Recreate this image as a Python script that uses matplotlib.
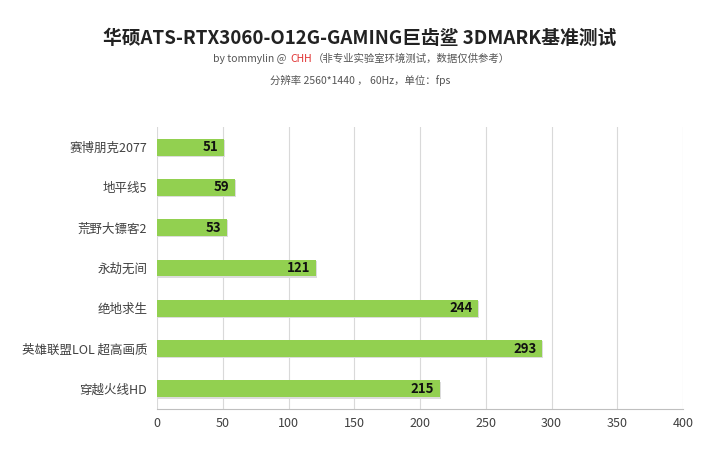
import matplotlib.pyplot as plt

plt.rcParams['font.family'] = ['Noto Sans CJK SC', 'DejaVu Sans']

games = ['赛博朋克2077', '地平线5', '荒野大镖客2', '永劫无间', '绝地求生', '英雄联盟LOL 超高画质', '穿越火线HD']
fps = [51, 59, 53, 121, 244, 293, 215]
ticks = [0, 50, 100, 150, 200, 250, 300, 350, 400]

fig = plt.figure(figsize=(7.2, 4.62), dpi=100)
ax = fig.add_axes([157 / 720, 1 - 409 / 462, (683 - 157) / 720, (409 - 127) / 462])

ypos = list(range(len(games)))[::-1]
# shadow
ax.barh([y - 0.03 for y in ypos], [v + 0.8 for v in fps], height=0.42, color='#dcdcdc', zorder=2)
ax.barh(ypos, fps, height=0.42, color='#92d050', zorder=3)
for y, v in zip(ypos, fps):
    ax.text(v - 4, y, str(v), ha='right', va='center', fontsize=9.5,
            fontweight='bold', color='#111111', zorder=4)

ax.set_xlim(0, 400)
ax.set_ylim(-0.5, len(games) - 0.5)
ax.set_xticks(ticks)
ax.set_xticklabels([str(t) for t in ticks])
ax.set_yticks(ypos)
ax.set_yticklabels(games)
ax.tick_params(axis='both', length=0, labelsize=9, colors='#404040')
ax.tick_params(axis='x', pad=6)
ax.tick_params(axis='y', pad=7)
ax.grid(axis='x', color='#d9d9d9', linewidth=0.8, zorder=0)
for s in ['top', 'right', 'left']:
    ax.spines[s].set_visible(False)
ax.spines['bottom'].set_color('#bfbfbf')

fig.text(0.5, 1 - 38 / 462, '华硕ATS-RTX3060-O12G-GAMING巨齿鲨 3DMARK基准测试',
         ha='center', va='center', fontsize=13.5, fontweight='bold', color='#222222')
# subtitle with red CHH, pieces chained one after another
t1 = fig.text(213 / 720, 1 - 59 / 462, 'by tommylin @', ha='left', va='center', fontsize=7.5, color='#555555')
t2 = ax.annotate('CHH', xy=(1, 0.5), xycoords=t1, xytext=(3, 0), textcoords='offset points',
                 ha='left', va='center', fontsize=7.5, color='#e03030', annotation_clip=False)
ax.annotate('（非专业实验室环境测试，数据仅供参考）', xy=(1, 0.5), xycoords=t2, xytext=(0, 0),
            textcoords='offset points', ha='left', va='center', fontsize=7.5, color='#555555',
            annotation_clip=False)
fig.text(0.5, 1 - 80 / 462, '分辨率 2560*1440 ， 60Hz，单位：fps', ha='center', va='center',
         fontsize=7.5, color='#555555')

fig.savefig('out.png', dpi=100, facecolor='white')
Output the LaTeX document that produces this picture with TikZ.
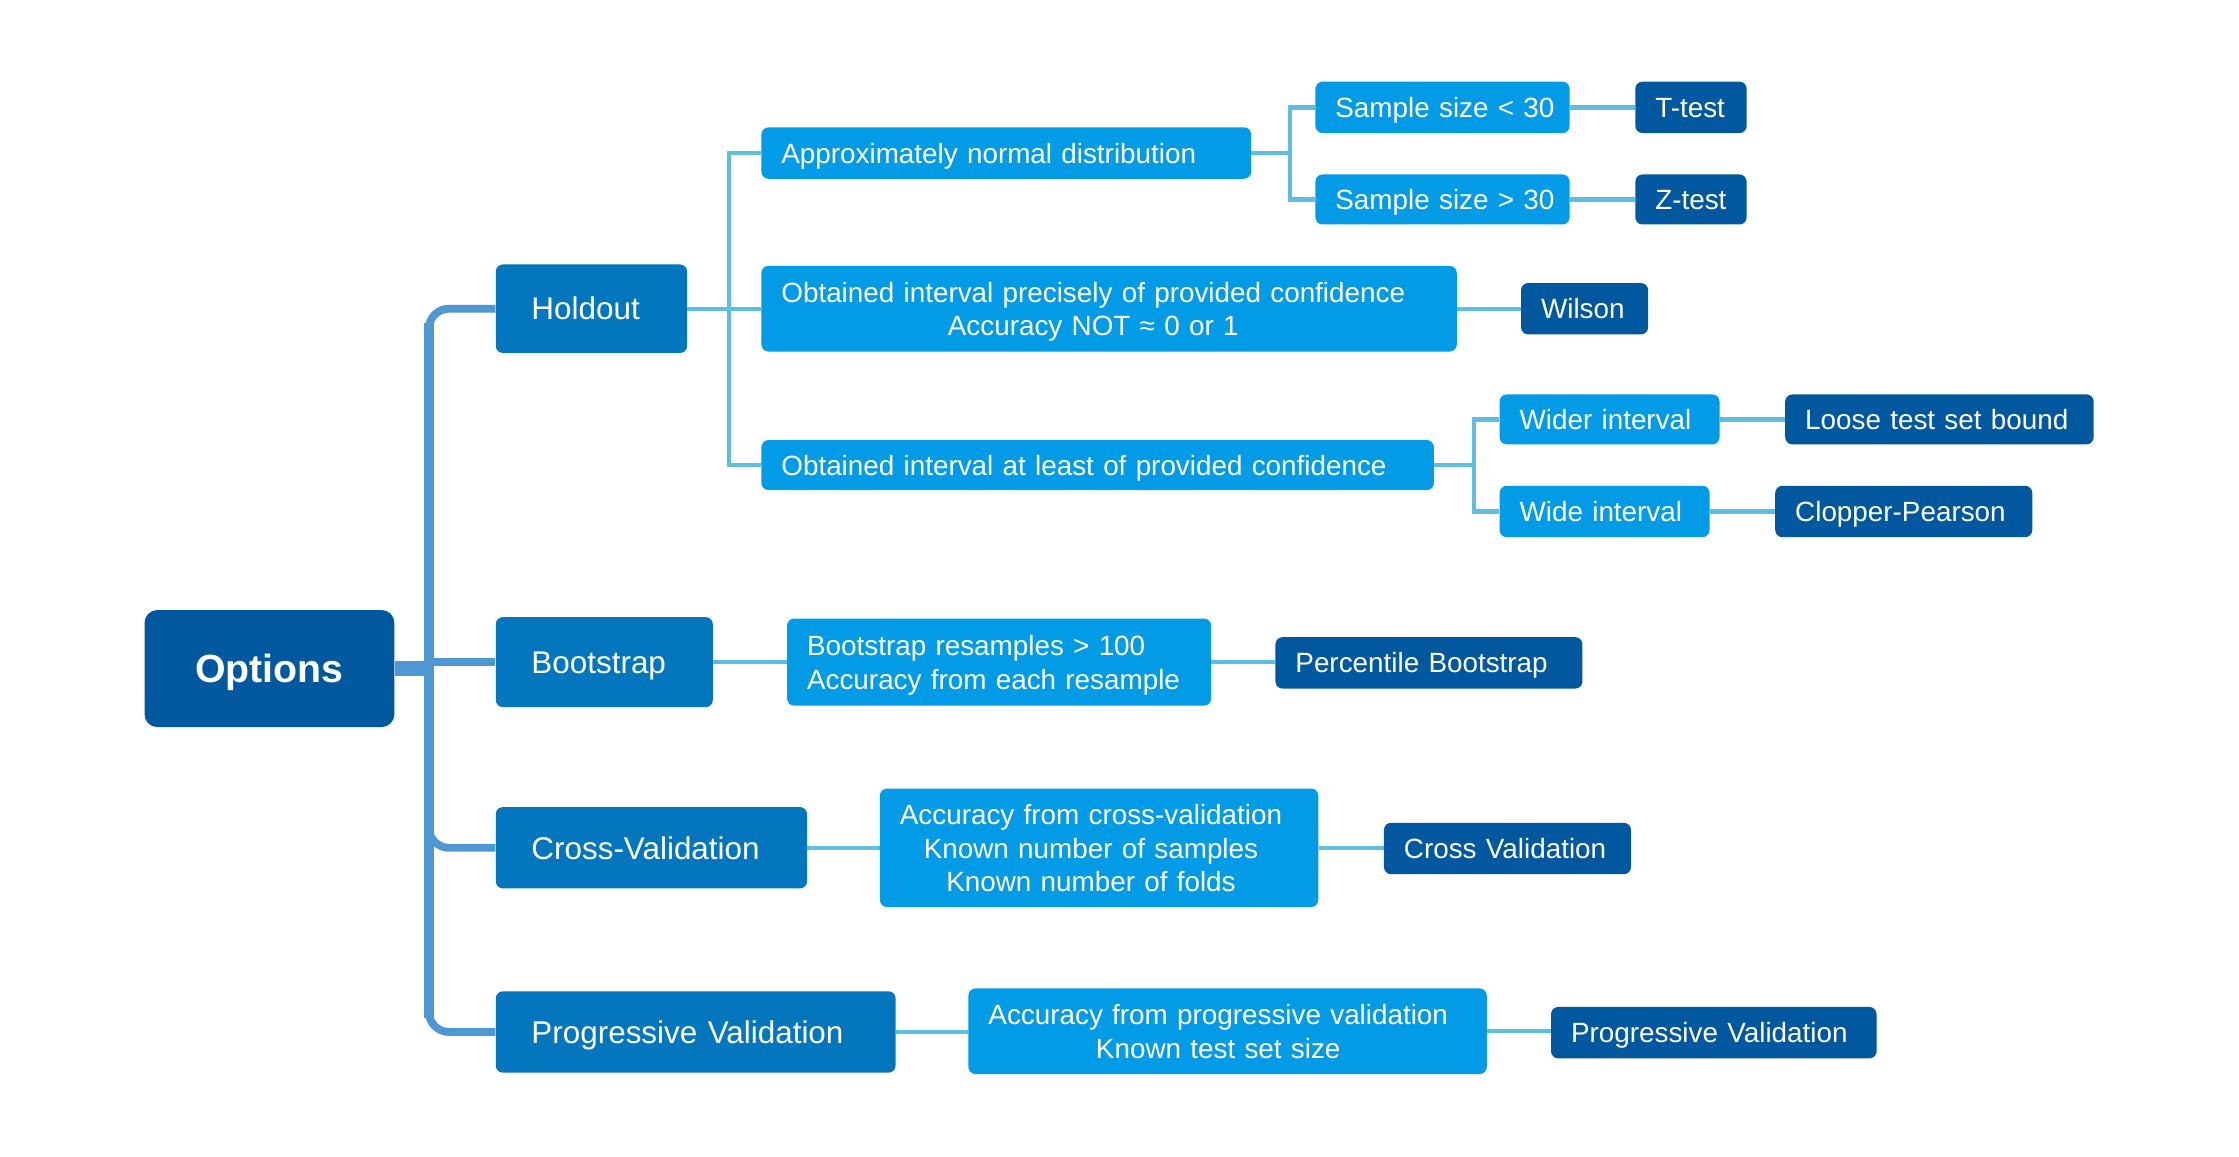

····················

> Short problem
Without the pictures, copy the entries from their first line through the line containing "ticks = [0, 50, 100, 150, 200, 250, 300, 350, 400]", and only those lines.

> Task result
Recreate this image as a Python script that uses matplotlib.
import matplotlib.pyplot as plt

plt.rcParams['font.family'] = ['Noto Sans CJK SC', 'DejaVu Sans']

games = ['赛博朋克2077', '地平线5', '荒野大镖客2', '永劫无间', '绝地求生', '英雄联盟LOL 超高画质', '穿越火线HD']
fps = [51, 59, 53, 121, 244, 293, 215]
ticks = [0, 50, 100, 150, 200, 250, 300, 350, 400]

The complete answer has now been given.